Hanging on to a hankering

Sometimes I get a hankering for a meal that just increases with each day that passes.  It starts with  perhaps a memory or flush of nostalgia that builds and builds until it becomes an obsession bordering on unhealthy mania.  Have you ever seen a man banging his head against a freezer display door in the supermarket because they (and the previous two supermarkets he’d visited that day) didn’t have frozen potato waffles?  If you have then you must live near me and on that day I absolutely had to end my month long fantasising about potato waffle & baked bean cheesy melt with eggs.  If such a reaction over what is frankly a childhood school dinner amazes you then set aside your stunned response to the fact that three supermarkets didn’t predict the great potato waffle drought of 2012 and picture the following.

Shoulder of lamb, studied with garlic and rosemary, braised slowly in a red wine gravy and pale flageolet beans, shining like little pearls alongside some steamed sprouting broccoli.  It’s a classic and was always a best seller on the menu of the French restaurant for which I worked 20 years ago.  I imagined it for half a day, remembering the many times I’d enjoyed eating it.  The meat so fragrant and tender that you can cut it with a spoon.  The next day I thought a little more.  Had it been over a year since I’d made this favourite of mine?  Good God it had; and now I had a hankering.  The thing with a hankering for dishes that absolutely have to be cooked slowly for five hours is that when the craving hits on a Monday there’s precious little opportunity to scratch the itch between leaving for work in the morning and getting home after six, and so the week long wait begins, and the craving builds.

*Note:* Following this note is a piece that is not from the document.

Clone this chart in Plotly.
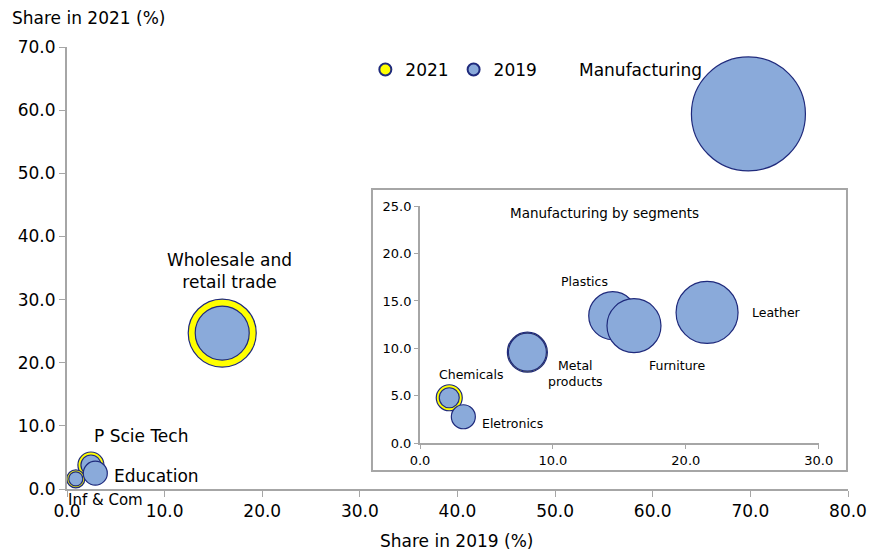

Saturday arrives, but there’s no time for cooking.  There’s a nursery to decorate, paint samples to test and furniture to buy.  Much as I’d rather like to be at home preparing that shoulder over walking around an industrial park, I also have to admit that some things are more important, and prioritising a seemingly unimportant meal over our expectant child isn’t something I’m about to suggest to my pregnant wife.  Not, that is, unless I want to have my own homegrown Fry’s served up with a devilled sauce as starter.  On the way home I pop into my local butcher who’s just about to close.  No shoulders are left but he has two perfectly sized shanks that’ll do perfectly.  Flageolet beans are in the larder, and a bottle of wine in the sideboard.

Sunday comes and like a child at Christmas I bowl into the kitchen to get the show on the road.  Happy days.

The first low blow is that I was completely wrong about the beans situation; there aren’t any in the larder.  Second downturn of the mouth comes when I realise the bottle of wine was downed a week earlier when friends came over.  Why do I always remember drinking one less bottle than we actually had? And so I find myself sitting in the kitchen grimly looking at two raw lamb shanks.  Is it worth heading to the seventh circle of hell known as the only shop open on a Sunday, or do I turn this into one of those major happy accidents?  I scour my provisions for a flageolet bean substitute.  No time to soak chick peas, but I do have red lentils, and a huge bowl of freshly grown tomatoes that my Dad gave me mid week.  Gina walked past and muttered her mantra.  “I wouldn’t mind something spicy.  Spicy’s good.”

Spicy is good.  Very good.  So, as they say if life gives you lemons, or my case lentils, then you make Slow Cooked Curried Lamb and Lentils which as it turned out was ten times better than I could have dreamed about.  Now let’s just hope that 6 months from now, the supermarkets don’t forget to stock their shelves with any of these ingredients or the deli counter could be bear witness to a gibbering baguette hurling breakdown on aisle six.